STATE DEPARTMENT — U.S. Secretary of State John Kerry makes his first trip to Asia later this week, where he will be talking about North Korea and a more active U.S. military and diplomatic presence in the region.
On Asia, President Obama's second term starts where his first left off --boosting military, diplomatic, and commercial assets in the region as part of a so-called "Asia Pivot.
Ahead of his first trip to Asia as secretary of state, John Kerry compared U.S. goals for the region to those of North Korea.
"We want to see a peaceful community of nations trading with each other, working to improve the lives of their citizens; and that is in direct contrast to the North, which maintains gulags, has thousands of political prisoners, treats people in the most inhumane way, and now starves their people in order to build nuclear weapons," Kerry stated.
With so much at stake - and needing China's help with North Korea - American University professor Pek Koon Heng sees no change in Washington's Asia engagement.
"The whole bundle of issues about trade and defense and security and political cooperation and global issues, China more than any other country is who the U.S. has to work with. So I don't see the Americans taking their eyes off the ball in the second Obama administration," she said.
Stepped up Chinese military maneuvers are seen as a sign of Beijing's concern over U.S. forces shifting focus from Afghanistan and Iraq to Asia.
"China has this as its own ambition.

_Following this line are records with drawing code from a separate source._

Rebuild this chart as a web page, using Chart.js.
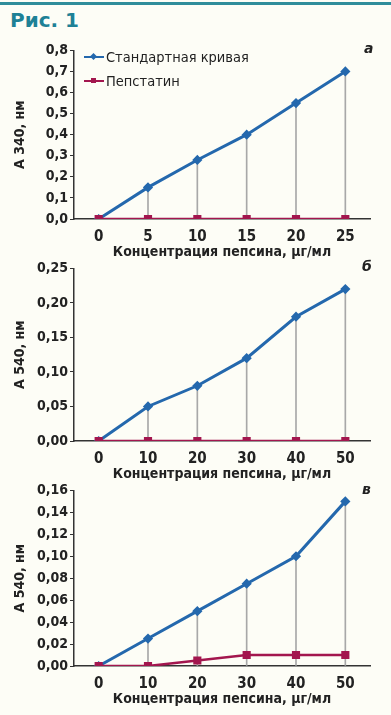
<!DOCTYPE html>
<html>
<head>
<meta charset="utf-8">
<script src="https://cdn.jsdelivr.net/npm/chart.js"></script>
<style>
  html, body { margin: 0; padding: 0; }
  body { width: 391px; height: 715px; background: #fdfdf6; position: relative; overflow: hidden;
         font-family: "DejaVu Sans Condensed", "DejaVu Sans", sans-serif; }
  .topline { position: absolute; left: 0; top: 2px; width: 391px; height: 3px; background: #2f8d9b; }
  .title { position: absolute; left: 10px; top: 8px; font: bold 20px "DejaVu Sans", sans-serif; color: #1e8196; }
  canvas { position: absolute; left: 0; }
  .letter { position: absolute; font: italic bold 14px "DejaVu Sans", sans-serif; color: #222; }
  .legend { position: absolute; left: 84px; font-size: 14.5px; color: #222; }
  .legend div { height: 24px; line-height: 18px; position: relative; padding-left: 22px; }
  .legend .ln { position: absolute; left: 0; top: 8px; width: 20px; height: 2px; }
  .legend .mk { position: absolute; left: 7px; top: 6px; width: 5px; height: 5px; }
</style>
</head>
<body>
<div class="topline"></div>
<div class="title">Рис. 1</div>

<canvas id="chartA" width="391" height="225" style="top:40px"></canvas>
<canvas id="chartB" width="391" height="229" style="top:258px"></canvas>
<canvas id="chartC" width="391" height="232" style="top:480px"></canvas>

<div class="legend" style="top:48px">
  <div><span class="ln" style="background:#2468ad"></span><span class="mk" style="background:#2468ad;transform:rotate(45deg)"></span>Стандартная кривая</div>
  <div><span class="ln" style="background:#a3164e"></span><span class="mk" style="background:#a3164e"></span>Пепстатин</div>
</div>
<div class="letter" style="left:364px;top:40px">а</div>
<div class="letter" style="left:362px;top:258px">б</div>
<div class="letter" style="left:362px;top:481px">в</div>

<script>
// панель а
const concA = ['0', '5', '10', '15', '20', '25'];
const standardA = [0, 0.15, 0.28, 0.40, 0.55, 0.70];
const pepstatinA = [0, 0, 0, 0, 0, 0];

// панель б
const concB = ['0', '10', '20', '30', '40', '50'];
const standardB = [0, 0.05, 0.08, 0.12, 0.18, 0.22];
const pepstatinB = [0, 0, 0, 0, 0, 0];

// панель в
const concC = ['0', '10', '20', '30', '40', '50'];
const standardC = [0, 0.025, 0.05, 0.075, 0.10, 0.15];
const pepstatinC = [0, 0, 0.005, 0.01, 0.01, 0.01];

const BLUE = '#2468ad';
const RED = '#a3164e';
const FONT = '"DejaVu Sans Condensed", "DejaVu Sans", sans-serif';

function createPanel(canvasId, labels, standard, pepstatin, yMax, step, decimals, yTitle) {
    const ctx = document.getElementById(canvasId).getContext('2d');
    new Chart(ctx, {
        data: {
            labels: labels,
            datasets: [
                {
                    type: 'line', label: 'Стандартная кривая', data: standard,
                    borderColor: BLUE, backgroundColor: BLUE, borderWidth: 3,
                    pointStyle: 'rectRot', pointRadius: 3, tension: 0, order: 1
                },
                {
                    type: 'line', label: 'Пепстатин', data: pepstatin,
                    borderColor: RED, backgroundColor: RED, borderWidth: 2.5,
                    pointStyle: 'rect', pointRadius: 4, tension: 0, order: 0
                },
                {
                    // drop lines from the standard curve to the axis
                    type: 'bar', data: standard,
                    backgroundColor: '#a8a8a8', barThickness: 1, order: 2
                }
            ]
        },
        options: {
            responsive: false,
            animation: false,
            layout: { padding: { left: 0, right: 21, top: 10, bottom: 0 } },
            plugins: { legend: { display: false }, tooltip: { enabled: false } },
            scales: {
                x: {
                    type: 'category', offset: true,
                    grid: { display: false, drawTicks: false },
                    border: { display: true, color: '#333', width: 1.5 },
                    ticks: { color: '#222', padding: 9, font: { family: FONT, size: 15, weight: 'bold' } },
                    title: { display: true, text: 'Концентрация пепсина, μг/мл', color: '#222', padding: { top: 2 },
                             font: { family: FONT, size: 14, weight: 'bold' } },
                    afterFit: s => { s.height = 46; }
                },
                y: {
                    min: 0, max: yMax,
                    grid: { display: true, drawOnChartArea: false, drawTicks: true, tickLength: 4, color: '#333' },
                    border: { display: true, color: '#333', width: 1.5 },
                    ticks: {
                        stepSize: step, color: '#222', padding: 2,
                        font: { family: FONT, size: 14, weight: 'bold' },
                        callback: v => v.toFixed(decimals).replace('.', ',')
                    },
                    title: { display: true, text: yTitle, color: '#222', padding: { top: 12, bottom: 0 },
                             font: { family: FONT, size: 14, weight: 'bold' } },
                    afterFit: s => { s.width = 74; }
                }
            }
        }
    });
}

createPanel('chartA', concA, standardA, pepstatinA, 0.8, 0.1, 1, 'А 340, нм');
createPanel('chartB', concB, standardB, pepstatinB, 0.25, 0.05, 2, 'А 540, нм');
createPanel('chartC', concC, standardC, pepstatinC, 0.16, 0.02, 2, 'А 540, нм');
</script>
</body>
</html>
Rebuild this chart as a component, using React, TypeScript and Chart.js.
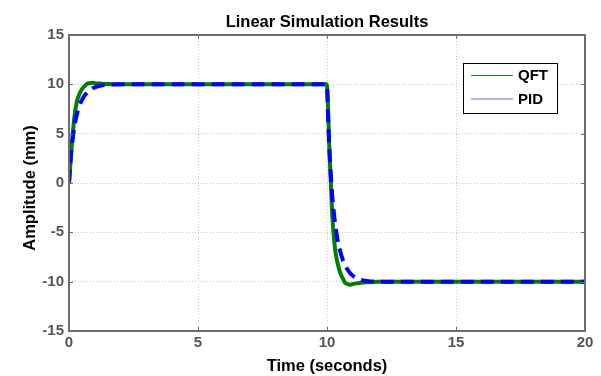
import React, { useEffect, useRef } from "react";
import { Chart, registerables } from "chart.js";

Chart.register(...registerables);

const chartTitle = "Linear Simulation Results";
const xTitle = "Time (seconds)";
const yTitle = "Amplitude (mm)";
const xTicks = [0, 5, 10, 15, 20];
const yTicks = [-15, -10, -5, 0, 5, 10, 15];

const qftTime = [0, 0.1, 0.2, 0.3, 0.4, 0.5, 0.6, 0.7, 0.8, 0.9, 1.0, 1.2, 1.5, 2, 5, 9.99,
  10.1, 10.2, 10.3, 10.4, 10.5, 10.6, 10.7, 10.8, 10.9, 11.0, 11.2, 11.5, 12, 15, 20];
const qftValues = [0, 3.5, 6.5, 8.2, 9.0, 9.5, 9.8, 10.05, 10.12, 10.15, 10.12, 10.08, 10.03, 10.0, 10.0, 10.0,
  3.0, -3.0, -6.4, -8.0, -9.0, -9.6, -10.1, -10.24, -10.3, -10.24, -10.16, -10.06, -10.0, -10.0, -10.0];

const pidTime = [0, 0.05, 0.1, 0.2, 0.3, 0.4, 0.5, 0.6, 0.7, 0.8, 0.9, 1.0, 1.2, 1.4, 1.7, 2, 5, 9.99,
  10.05, 10.1, 10.2, 10.3, 10.4, 10.5, 10.6, 10.7, 10.8, 10.9, 11.0, 11.2, 11.4, 11.7, 12, 15, 20];
const pidValues = [0, 2.0, 3.5, 5.6, 6.9, 7.8, 8.4, 8.85, 9.15, 9.4, 9.58, 9.7, 9.85, 9.94, 9.99, 10.0, 10.0, 10.0,
  6.0, 3.0, -1.2, -3.8, -5.6, -6.8, -7.7, -8.3, -8.8, -9.15, -9.4, -9.7, -9.88, -9.98, -10.0, -10.0, -10.0];

const seriesNames = ["QFT", "PID"];

const FONT = "'Liberation Sans', Arial, sans-serif";

const decorPlugin = {
  id: "decor",
  afterDraw(chart: any) {
    const { ctx, chartArea } = chart;
    const { left, right, top, bottom } = chartArea;
    ctx.save();
    // frame
    ctx.strokeStyle = "#6e6e6e";
    ctx.lineWidth = 2;
    ctx.strokeRect(left, top, right - left, bottom - top);
    // inward ticks
    ctx.lineWidth = 1;
    const xs = chart.scales.x;
    const ys = chart.scales.y;
    xTicks.forEach((v) => {
      const px = Math.round(xs.getPixelForValue(v)) + 0.5;
      ctx.beginPath();
      ctx.moveTo(px, bottom); ctx.lineTo(px, bottom - 4);
      ctx.moveTo(px, top); ctx.lineTo(px, top + 4);
      ctx.stroke();
    });
    yTicks.forEach((v) => {
      const py = Math.round(ys.getPixelForValue(v)) + 0.5;
      ctx.beginPath();
      ctx.moveTo(left, py); ctx.lineTo(left + 4, py);
      ctx.moveTo(right, py); ctx.lineTo(right - 4, py);
      ctx.stroke();
    });
    // title and axis titles
    ctx.fillStyle = "#000";
    ctx.font = `bold 16.5px ${FONT}`;
    ctx.textAlign = "center";
    ctx.textBaseline = "middle";
    ctx.fillText(chartTitle, (left + right) / 2, 22);
    ctx.fillText(xTitle, (left + right) / 2, 366);
    ctx.save();
    ctx.translate(30, (top + bottom) / 2 + 5);
    ctx.rotate(-Math.PI / 2);
    ctx.fillText(yTitle, 0, 0);
    ctx.restore();
    // legend
    const lx = 463, ly = 63, lw = 94, lh = 50;
    ctx.fillStyle = "#fff";
    ctx.fillRect(lx, ly, lw, lh);
    ctx.strokeStyle = "#000";
    ctx.lineWidth = 1;
    ctx.strokeRect(lx + 0.5, ly + 0.5, lw, lh);
    const colors = ["#1a8c1a", "#6666ff"];
    ctx.font = `bold 15px ${FONT}`;
    seriesNames.forEach((name, i) => {
      const y = ly + 12 + i * 23.5;
      ctx.strokeStyle = colors[i];
      ctx.lineWidth = 1;
      ctx.beginPath();
      ctx.moveTo(lx + 8, y + 0.5);
      ctx.lineTo(lx + 50, y + 0.5);
      ctx.stroke();
      ctx.fillStyle = "#000";
      ctx.textAlign = "left";
      ctx.fillText(name, lx + 55, y + 1);
    });
    ctx.restore();
  },
};

export default function App() {
  const ref = useRef<HTMLCanvasElement>(null);
  useEffect(() => {
    if (!ref.current) return;
    const chart = new Chart(ref.current, {
      type: "line",
      data: {
        datasets: [
          {
            label: seriesNames[0],
            data: qftTime.map((t, i) => ({ x: t, y: qftValues[i] })),
            borderColor: "#008000",
            borderWidth: 4,
            pointRadius: 0,
            cubicInterpolationMode: "monotone",
            order: 2,
          },
          {
            label: seriesNames[1],
            data: pidTime.map((t, i) => ({ x: t, y: pidValues[i] })),
            borderColor: "#0000ff",
            borderWidth: 4,
            borderDash: [13, 7],
            pointRadius: 0,
            cubicInterpolationMode: "monotone",
            order: 1,
          },
        ],
      },
      options: {
        responsive: false,
        animation: false,
        layout: { padding: { left: 0, right: 16, top: 35, bottom: 0 } },
        plugins: { legend: { display: false }, title: { display: false }, tooltip: { enabled: false } },
        scales: {
          x: {
            type: "linear",
            min: 0,
            max: 20,
            afterFit: (s: any) => { s.height = 45; },
            afterBuildTicks: (s: any) => { s.ticks = xTicks.map((v) => ({ value: v })); },
            ticks: { color: "#555555", font: { family: FONT, size: 15, weight: "bold" }, padding: 3, maxRotation: 0 },
            grid: { color: "#c8c8c8", lineWidth: 1, drawTicks: false },
            border: { display: false, dash: [1, 2] },
          },
          y: {
            type: "linear",
            min: -15,
            max: 15,
            afterFit: (s: any) => { s.width = 69; },
            afterBuildTicks: (s: any) => { s.ticks = yTicks.map((v) => ({ value: v })); },
            ticks: { color: "#555555", font: { family: FONT, size: 15, weight: "bold" }, padding: 5 },
            grid: { color: "#c8c8c8", lineWidth: 1, drawTicks: false },
            border: { display: false, dash: [1, 2] },
          },
        },
      },
      plugins: [decorPlugin],
    });
    return () => chart.destroy();
  }, []);
  return (
    <div style={{ position: "fixed", left: 0, top: 0, width: 601, height: 376, background: "#fff" }}>
      <canvas ref={ref} width={601} height={376} />
    </div>
  );
}
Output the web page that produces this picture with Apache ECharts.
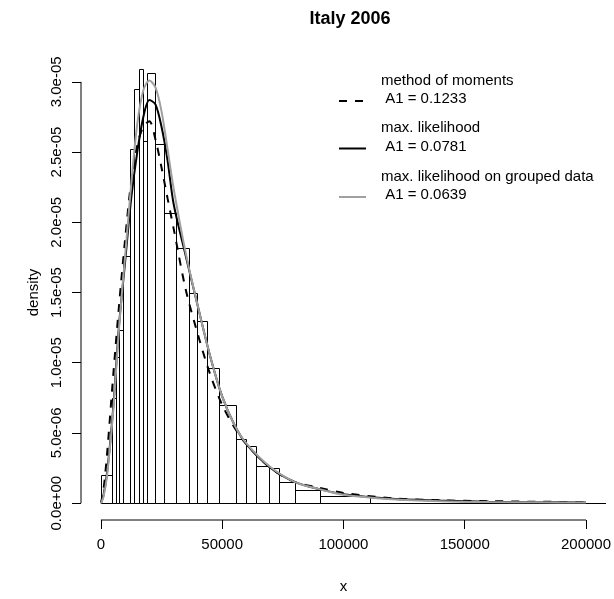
<!DOCTYPE html>
<html>
<head>
<meta charset="utf-8">
<script src="https://cdn.jsdelivr.net/npm/echarts@6/dist/echarts.min.js"></script>
<style>
html,body{margin:0;padding:0;background:#fff;}
#chart{width:614px;height:599px;}
</style>
</head>
<body>
<div id="chart"></div>
<script>
// ---- data ----
const binEdges = [0, 4700, 6150, 7600, 9000, 11900, 13650, 15550, 17200, 19150, 22350, 26100, 31000, 36450, 39750, 43550, 48750, 55850, 59950, 63800, 69450, 73350, 79900, 90150, 110950, 208200];
const binDensity = [1.98e-6, 7.5e-6, 1.04e-5, 1.23e-5, 1.76e-5, 2.52e-5, 2.95e-5, 3.09e-5, 2.58e-5, 3.06e-5, 2.555e-5, 2.065e-5, 1.82e-5, 1.50e-5, 1.30e-5, 9.65e-6, 6.97e-6, 4.55e-6, 4.07e-6, 2.68e-6, 2.47e-6, 1.48e-6, 0.97e-6, 0.52e-6, 0.04e-6];

const curveX = [0, 1000, 2500, 5000, 7500, 10000, 12500, 15000, 17500, 20000, 22500, 25000, 27500, 30000, 35000, 40000, 45000, 50000, 55000, 60000, 70000, 80000, 90000, 100000, 120000, 140000, 160000, 180000, 200000];
const momDensity = [0, 8.5e-7, 3.4e-6, 8.9e-6, 1.41e-5, 1.88e-5, 2.29e-5, 2.55e-5, 2.68e-5, 2.72e-5, 2.59e-5, 2.39e-5, 2.17e-5, 1.955e-5, 1.52e-5, 1.2e-5, 9.2e-6, 7.0e-6, 5.4e-6, 4.2e-6, 2.5e-6, 1.5e-6, 1.1e-6, 7.3e-7, 3.5e-7, 2.0e-7, 1.4e-7, 1.0e-7, 7e-8];
const mlDensity = [0, 5e-7, 2.1e-6, 6.6e-6, 1.27e-5, 1.72e-5, 2.17e-5, 2.5e-5, 2.75e-5, 2.87e-5, 2.84e-5, 2.68e-5, 2.44e-5, 2.13e-5, 1.76e-5, 1.40e-5, 1.05e-5, 7.6e-6, 5.6e-6, 4.2e-6, 2.5e-6, 1.5e-6, 1.0e-6, 6.4e-7, 3.2e-7, 1.8e-7, 1.0e-7, 7e-8, 5e-8];
const mlGroupedDensity = [0, 4e-7, 1.9e-6, 6.4e-6, 1.25e-5, 1.76e-5, 2.27e-5, 2.7e-5, 2.94e-5, 3.01e-5, 2.96e-5, 2.79e-5, 2.52e-5, 2.24e-5, 1.78e-5, 1.4e-5, 1.05e-5, 7.6e-6, 5.6e-6, 4.25e-6, 2.55e-6, 1.5e-6, 1.0e-6, 6e-7, 2.8e-7, 1.4e-7, 8e-8, 6e-8, 4e-8];

const xTicks = [0, 50000, 100000, 150000, 200000];
const xTickLabels = ['0', '50000', '100000', '150000', '200000'];
const yTicks = [0, 5e-6, 1e-5, 1.5e-5, 2e-5, 2.5e-5, 3e-5];
const yTickLabels = ['0.0e+00', '5.0e-06', '1.0e-05', '1.5e-05', '2.0e-05', '2.5e-05', '3.0e-05'];

const legendNames = ['method of moments', 'max. likelihood', 'max. likelihood on grouped data'];
const legendValues = [' A1 = 0.1233', ' A1 = 0.0781', ' A1 = 0.0639'];

// ---- layout ----
const FONT = 'Liberation Sans, Arial, Helvetica, sans-serif';
const X_MIN = -8197, X_MAX = 208197;
const Y_MIN = -1.2e-6, Y_MAX = 3.12e-5;

function labelFor(ticks, labels) {
  return function (v) {
    let best = 0, bd = Infinity;
    for (let i = 0; i < ticks.length; i++) {
      const d = Math.abs(ticks[i] - v);
      if (d < bd) { bd = d; best = i; }
    }
    return labels[best];
  };
}

const histData = binDensity.map((d, i) => [binEdges[i], binEdges[i + 1], d]);
const pairs = (ys) => curveX.map((x, i) => [x, ys[i]]);

const chart = echarts.init(document.getElementById('chart'), null, { renderer: 'canvas' });

const legendGraphics = [];
const legendStyles = [
  { stroke: '#000', lineWidth: 2, lineDash: [8, 8] },
  { stroke: '#000', lineWidth: 2 },
  { stroke: '#a0a0a0', lineWidth: 2 }
];
const legendRowY = [82, 129.5, 178];
for (let i = 0; i < 3; i++) {
  legendGraphics.push({
    type: 'text', left: 381, top: legendRowY[i] - 9,
    style: { text: legendNames[i], font: '15px ' + FONT, fill: '#000' }
  });
  legendGraphics.push({
    type: 'text', left: 381, top: legendRowY[i] + 9.5,
    style: { text: legendValues[i], font: '15px ' + FONT, fill: '#000' }
  });
  legendGraphics.push({
    type: 'line',
    shape: { x1: 339, y1: legendRowY[i] + 19, x2: 366, y2: legendRowY[i] + 19 },
    style: legendStyles[i]
  });
}

const option = {
  animation: false,
  backgroundColor: '#fff',
  title: {
    text: 'Italy 2006', left: 345, top: 5, textAlign: 'center',
    textStyle: { fontFamily: FONT, fontSize: 18, fontWeight: 'bold', color: '#000' }
  },
  grid: { left: 81, right: 5, top: 65, bottom: 75, containLabel: false },
  xAxis: {
    type: 'value', min: X_MIN, max: X_MAX,
    name: 'x', nameLocation: 'middle', nameGap: 59,
    nameTextStyle: { fontFamily: FONT, fontSize: 15, color: '#000' },
    axisLine: { show: false, onZero: false },
    splitLine: { show: false },
    axisTick: { show: true, length: 9, inside: false, customValues: xTicks, lineStyle: { color: '#000', width: 1 } },
    axisLabel: { show: true, customValues: xTicks, margin: 17, fontFamily: FONT, fontSize: 15, color: '#000', formatter: labelFor(xTicks, xTickLabels) }
  },
  yAxis: {
    type: 'value', min: Y_MIN, max: Y_MAX,
    name: 'density', nameLocation: 'middle', nameGap: 40, nameRotate: 90,
    nameTextStyle: { fontFamily: FONT, fontSize: 15, color: '#000' },
    axisLine: { show: false, onZero: false },
    splitLine: { show: false },
    axisTick: { show: true, length: 9, inside: false, customValues: yTicks, lineStyle: { color: '#000', width: 1 } },
    axisLabel: { show: true, customValues: yTicks, rotate: 90, margin: 17, fontFamily: FONT, fontSize: 15, color: '#000', formatter: labelFor(yTicks, yTickLabels) }
  },
  graphic: legendGraphics,
  series: [
    {
      type: 'custom', name: 'histogram', silent: true, clip: true,
      data: histData,
      renderItem: function (params, api) {
        const p0 = api.coord([api.value(0), 0]);
        const p1 = api.coord([api.value(1), api.value(2)]);
        const x0 = Math.round(p0[0]) + 0.5, x1 = Math.round(p1[0]) + 0.5;
        const y0 = Math.round(p0[1]) + 0.5, y1 = Math.round(p1[1]) + 0.5;
        return {
          type: 'rect',
          shape: { x: x0, y: y1, width: x1 - x0, height: y0 - y1 },
          style: { fill: 'none', stroke: '#000', lineWidth: 1 }
        };
      }
    },
    {
      type: 'line', name: legendNames[0], data: pairs(momDensity), showSymbol: false, symbol: 'none',
      smooth: 0.3, lineStyle: { color: '#000', width: 2, type: [8, 8] }, silent: true
    },
    {
      type: 'line', name: legendNames[1], data: pairs(mlDensity), showSymbol: false, symbol: 'none',
      smooth: 0.3, lineStyle: { color: '#000', width: 2 }, silent: true
    },
    {
      type: 'line', name: legendNames[2], data: pairs(mlGroupedDensity), showSymbol: false, symbol: 'none',
      smooth: 0.3, lineStyle: { color: '#a0a0a0', width: 2 }, silent: true
    },
    {
      type: 'line', name: 'x axis line', data: [[xTicks[0], Y_MIN], [xTicks[xTicks.length - 1], Y_MIN]],
      symbol: 'none', clip: false, silent: true, lineStyle: { color: '#000', width: 1 }
    },
    {
      type: 'line', name: 'y axis line', data: [[X_MIN, yTicks[0]], [X_MIN, yTicks[yTicks.length - 1]]],
      symbol: 'none', clip: false, silent: true, lineStyle: { color: '#000', width: 1 }
    }
  ]
};
chart.setOption(option);
</script>
</body>
</html>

It's not flexing because of the sense that we're preoccupied in the Middle East," said Ruth Wedgwood, a professor at Johns Hopkins University. "Frankly, I don't think the U.S. yet has pushed back quite hard enough," she added. "You want to be delicate in how you do it with two superpowers.
Wedgwood says it would be a mistake for the United States to allow Chinese forces to do as they please, especially in the ongoing maritime disputes in the South China Sea.
But Christian LeMiere, of the International Institute for Strategic Studies, says China is leaving little room for dialogue.
"China's attitude towards the South China Sea is one of slowly continuing to develop its diplomatic, physical, and military might so that they can continue to dominate the South China Sea to a greater extent, avoiding conflict where possible, but certainly seeing this from a very emotional, national sovereignty issue which doesn't brook any possible discussion on negotiations," noted LeMiere.
Former secretary of state Hillary Clinton pushed hard on the Asia pivot, assuring China it had nothing to fear.
But Cato Institute analyst Justin Logan says Beijing is not convinced.
"There has been all this rhetoric that the pivot or re-balancing is not about China," he said. "Will the administration continue to be able to sell that line as it flies in the face of everything that we see unfolding?
So far, Chinese concern about a more muscular U.S. presence in the Asia-Pacific has not detracted from efforts to contain North Korea as Beijing has joined Washington in tougher U.N. sanctions against Pyongyang.